McNish then reads from her newest release, Plum – she candidly tells the audience, “some critics have speculated that I named this collection ‘Plum’ because plums can be symbols for the female reproductive organ… but I just really like eating plums.” She reads beautifully relatable poems about her jobs as a teenager, from working in Boots to working in a fast food restaurant, and then time travels from adolescence to motherhood, reading a poem inspired by David Cameron, and how his presence in the news once made her feel like a good mother – she explains that her and her 5 year old daughter read the news together over breakfast one morning:

“I read you the papers again today

Told you how some say the prime minister

The conservative one?
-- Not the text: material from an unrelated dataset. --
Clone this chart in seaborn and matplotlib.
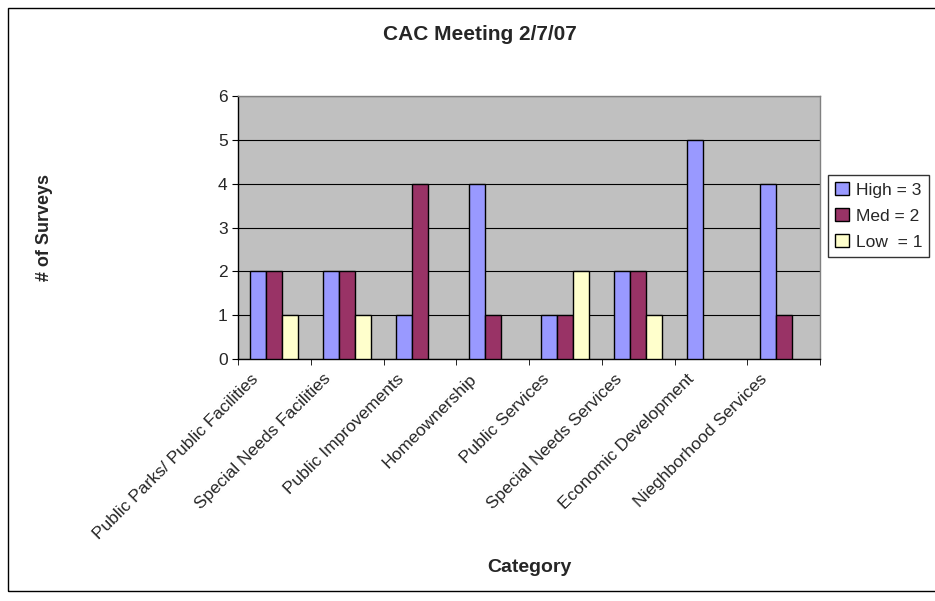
import pandas as pd
import matplotlib.pyplot as plt
import matplotlib.transforms as mtransforms
import seaborn as sns
from matplotlib.patches import Rectangle, Patch

# values
categories = ['Public Parks/ Public Facilities', 'Special Needs Facilities',
              'Public Improvements', 'Homeownership', 'Public Services',
              'Special Needs Services', 'Economic Development',
              'Nieghborhood Services']
high = [2, 2, 1, 4, 1, 2, 5, 4]
med = [2, 2, 4, 1, 1, 2, 0, 1]
low = [1, 1, 0, 0, 2, 1, 0, 0]
series = ['High = 3', 'Med = 2', 'Low  = 1']
colors = ['#9999FF', '#993366', '#FFFFCC']

rows = []
for name, vals in zip(series, [high, med, low]):
    for c, v in zip(categories, vals):
        rows.append({'Category': c, 'Count': v, 'Series': name})
df = pd.DataFrame(rows)

sns.set_style('white')
plt.rcParams['font.family'] = ['Liberation Sans', 'DejaVu Sans']

fig = plt.figure(figsize=(9.35, 6.01), dpi=100)
ax = fig.add_axes([238/935, 1 - 359/601, 582/935, 263/601])
ax.set_facecolor('#C0C0C0')

sns.barplot(data=df, x='Category', y='Count', hue='Series', palette=colors,
            width=0.66, gap=0, saturation=1, edgecolor='black', linewidth=1,
            ax=ax, zorder=3, legend=False)

# empty bars are not drawn in the original
for p in ax.patches:
    if p.get_height() == 0:
        p.set_visible(False)

ax.set_ylim(0, 6)
ax.set_xlim(-0.5, len(categories) - 0.5)
ax.set_yticks(range(7))
ax.yaxis.grid(True, color='black', linewidth=0.8, zorder=1)
ax.set_axisbelow(True)
ax.tick_params(axis='y', labelsize=12.5, length=4, color='black', direction='out', left=True)
ax.set_xticks(range(len(categories)))
ax.set_xticklabels(categories, rotation=45, ha='right', rotation_mode='anchor', fontsize=12.5)
ax.tick_params(axis='x', length=0, pad=6)
ax.set_xticks([i - 0.5 for i in range(len(categories) + 1)], minor=True)
ax.tick_params(axis='x', which='minor', length=4, color='black', bottom=True)
shift = mtransforms.ScaledTranslation(-24/100, -4/100, fig.dpi_scale_trans)
for lab in ax.get_xticklabels():
    lab.set_transform(lab.get_transform() + shift)

for s in ['top', 'right']:
    ax.spines[s].set_color('#808080')
for s in ['left', 'bottom']:
    ax.spines[s].set_color('black')
for s in ax.spines.values():
    s.set_linewidth(1)

ax.set_xlabel('Category', fontsize=14, fontweight='bold', labelpad=0)
ax.xaxis.set_label_coords(0.5, -(567 - 359) / 263)
ax.xaxis.label.set_va('center')
ax.set_ylabel('# of Surveys', fontsize=13, fontweight='bold')
ax.yaxis.set_label_coords(-(238 - 45) / 582, 0.5)
ax.yaxis.label.set_va('center')

fig.text(480/935, 1 - 35/601, 'CAC Meeting 2/7/07', ha='center', va='center',
         fontsize=15, fontweight='bold')

handles = [Patch(facecolor=c, edgecolor='black', linewidth=1) for c in colors]
leg = fig.legend(handles, series, loc='upper left',
                 bbox_to_anchor=(828/935, 1 - 175/601), fontsize=12.5,
                 frameon=True, fancybox=False, edgecolor='black',
                 handlelength=0.8, handleheight=0.8, handletextpad=0.4,
                 borderpad=0.4, labelspacing=0.6, borderaxespad=0)
leg.get_frame().set_linewidth(1)

# outer chart border
fig.patches.append(Rectangle((8/935, 10/601), 1.2, 1 - 18/601, transform=fig.transFigure,
                             fill=False, edgecolor='black', linewidth=1))

fig.savefig('out.png', dpi=100)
You ask

 

  • I nod

 

Put his knob

 

  • I say willy, of course

 

Into a dead pig’s mouth

When he was younger”

The way in which both poets manage to evoke such stark emotions in the audience of the sold out Òran Mór is indicative of the power of spoken word – whether it be by sharing the human experiences of grief or guilt, or tapping into the ability to command a room with comedy. Both artists perform confidently and keep themselves, and the audience, at ease throughout the show. The audience was compiled of a range of people, most noticeably different by a diversity of age, and each poet is so skilled in their work that they are able to connect with each person in the room, sometimes speaking as mothers, sometimes speaking as children, sometimes speaking as women, and sometimes just speaking as flawed individuals with truly brilliant talents.